Failed predictions aside, there were some serious air quality problems, especially in urban airsheds; and the EPA along with the states did a pretty good job of cleaning things up. That was low-hanging fruit the agency could easily pick off.

A much larger, less manageable problem was acid rain. While rainfall is naturally a bit acidic, addition of sulfur and nitrogen oxides, mainly from the combustion of coal, clearly increase acidity. Air quality around coal-fired power plants was pretty bad, but local solutions resulted in multi-state problems. The mantra of those days was “the solution to pollution is dilution,” so power plant chimneys moved skyward. The clustering of generation facilities along major rivers like the Ohio, where they had easy access to coal, resulted in large regions of the East being subjected to increasingly acid precipitation, as the new plants injected sulfate aerosols high enough in the atmosphere to travel hundreds, even thousands of miles.

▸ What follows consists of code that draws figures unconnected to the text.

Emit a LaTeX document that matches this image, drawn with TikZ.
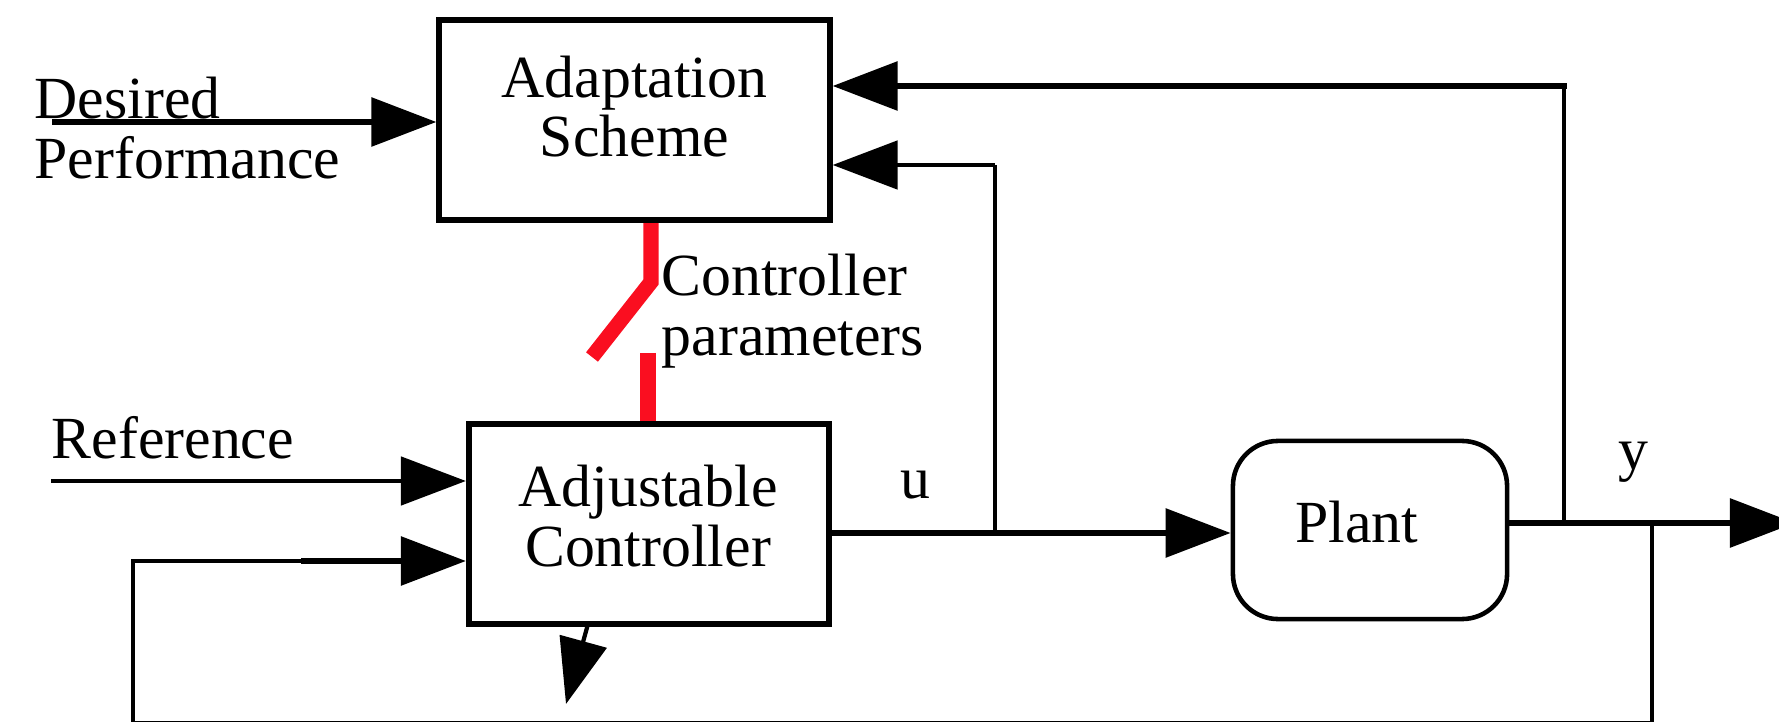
\documentclass[tikz,border=0pt]{standalone}
\usepackage{fontspec}
\setmainfont{Liberation Serif}
\usetikzlibrary{arrows.meta}
\definecolor{switchred}{RGB}{250,14,32}
\begin{document}
\begin{tikzpicture}[x=0.01cm,y=-0.01cm,
  every node/.style={inner sep=0pt, font=\fontsize{17}{17}\selectfont},
  >={Triangle[length=6.5mm,width=4.8mm]},
  blockbox/.style={draw, line width=1.7pt, minimum width=3.9cm, minimum height=2cm},
  plantbox/.style={draw, line width=1.3pt, rounded corners=0.45cm,
    minimum width=2.74cm, minimum height=1.78cm},
  heavy/.style={line width=1.7pt},
  medium/.style={line width=1.4pt},
  light/.style={line width=1.2pt},
  redline/.style={draw=switchred, line width=4.3pt, line cap=butt}
]
\useasboundingbox[fill=white] (0,0) rectangle (1779,722);

% blocks
\node[blockbox] (adapt) at (634.5,120) {};
\node[align=center] (adapttxt) at (634.5,106.5) {Adaptation\\Scheme};
\node[blockbox, minimum width=3.6cm] (ctrl) at (649,524) {};
\node[align=center] (ctrltxt) at (648,516) {Adjustable\\Controller};
\node[plantbox] (plant) at (1370,530) {};
\node[anchor=base] (planttxt) at (1357,543) {Plant};

% labels
\node[anchor=north west, align=left] (desired) at (34,76.5) {Desired\\Performance};
\node[anchor=north west, align=left] (ctrlpar) at (661,253.5) {Controller\\parameters};
\node[anchor=base west] (reflbl) at (51,459) {Reference};
\node[anchor=base] (ulbl) at (915,499) {u};
\node[anchor=base] (ylbl) at (1633,470) {y};

% connection points
\coordinate (dpin) at (52,122);
\coordinate (refin) at (51,481);
\coordinate (ujn) at (995,533);
\coordinate (ucorner) at (995,165);
\coordinate (yjn) at (1564,523);
\coordinate (ycorner) at (1564,86);
\coordinate (yout) at (1795,523);
\coordinate (fbjn) at (1652,523);
\coordinate (fbbr) at (1652,723.5);
\coordinate (fbbl) at (133,723.5);
\coordinate (fbtl) at (133,561);
\coordinate (fbthick) at (301,561);
\coordinate (skewtop) at (588,624);
\coordinate (skewtip) at (566,704);
\coordinate (swbend) at (651,282);
\coordinate (swend) at (592,357);
\coordinate (swlow) at (648,353);

% inputs
\draw[heavy,->] (dpin) -- (dpin -| adapt.west);
\draw[medium,->] (refin) -- (refin -| ctrl.west);

% control signal u
\draw[heavy,->] (ctrl.east |- ujn) -- (plant.west |- ujn);
\draw[light] (ujn) -- (ucorner);
\draw[medium,->] (ucorner) -- (ucorner -| adapt.east);

% plant output y
\draw[heavy,->] (plant.east |- yjn) -- (yout);
\draw[light] (yjn) -- (ycorner);
\draw[heavy,->,line cap=rect] (ycorner) -- (ycorner -| adapt.east);

% feedback to the controller
\draw[light] (fbjn) -- (fbbr) -- (fbbl) -- (fbtl) -- (fbthick);
\draw[heavy,->] (fbthick) -- (fbthick -| ctrl.west);

% controller side output
\draw[light,->] (skewtop) -- (skewtip);

% parameter switch
\draw[redline] (adapt.south -| swbend) -- (swbend) -- (swend);
\draw[redline] (swlow) -- (swlow |- ctrl.north);
\end{tikzpicture}
\end{document}
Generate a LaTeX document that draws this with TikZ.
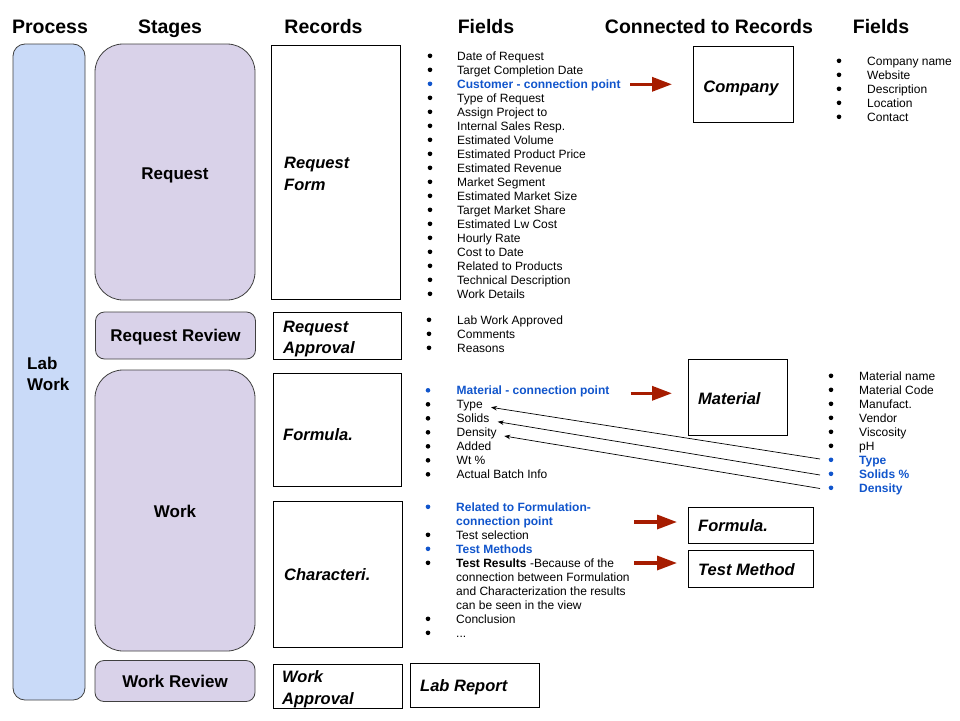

Acid rain became a regional problem, both in the eastern United States and Europe. Our power plants were forced to shift to low-sulfur coals and to capture the sulfates with scrubbers. Environmentalists and academics predicted horrible things would happen to extensive forests, but a comprehensive review published in 2004 in the journal Environmental Science and Policy concluded that “fortunately, the dramatic forest dieback feared by some scientists in the 1980s never materialized.”